Le mot pizza apparaît en dialecte napolitain en 1535. Il dérive d'un mot latin qui désignait une galette. La pizza la plus populaire, aux couleurs du drapeau italien (tomate,mozzarella, basilic) a été baptisée pizza Margherita. Un prénom de femme pour une belle italienne. Ce nom provient d'un supposé récit historique du XIXe siècle.

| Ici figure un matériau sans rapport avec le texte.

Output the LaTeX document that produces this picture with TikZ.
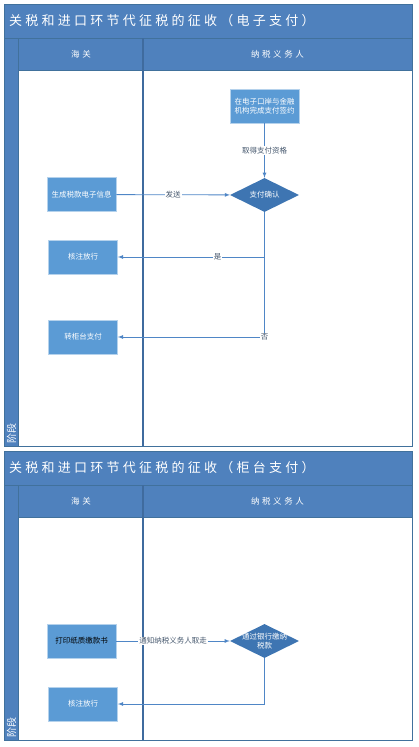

Umberto 1er, alors roi de Savoie, aurait voulu rallier les Napolitains à sa cause, celle de l'unité italienne. En visite à Naples avec sa femme en juin 1889, il aurait souhaité goûter une spécialité locale. Pour faire honneur au roi, l'une des pizzas qui lui a été présentée, aurait été appelée Margherita, en l'honneur de son épouse née Margherita Teresa Giovanna. Cette histoire est sans doute un mythe qui participe au récit national de l'unité italienne, avec le rattachement de Naples au Royaume d'Italie dans la deuxième moitié du XIXe siècle.

Source: «Pizza connexion», Sylvie Sanchez, CNRS Editions, 2007 .

En 1984, Antonio Pace et Lello Surace ont réuni les plus fameux pizzaïolos pour établir le canon de la pizza napolitaine. Depuis c'est l'association Verace Pizza Napoletana qui s'est donnée comme devoir de protéger la tradition et les spécificités de cette spécialité.
En voici les caractéristiques: elle est ronde et d'un diamètre de 30 à 35cm; des bords épais et gonflés, une pâte douce et élastique garnie d'ingrédients originaires de Campanie, avec une huile d'olive vierge, de la mozzarella ou du fiordilatte DOP.

Deux variétés sont inscrites au registre de l'AVPN, la Marinara (tomate, huile, origan,
and ail) qui constituait le repas des pêcheurs (d'où son nom) et la Margherita (tomate, huile, mozzarella ou fior di latte, fromage râpé et basilic).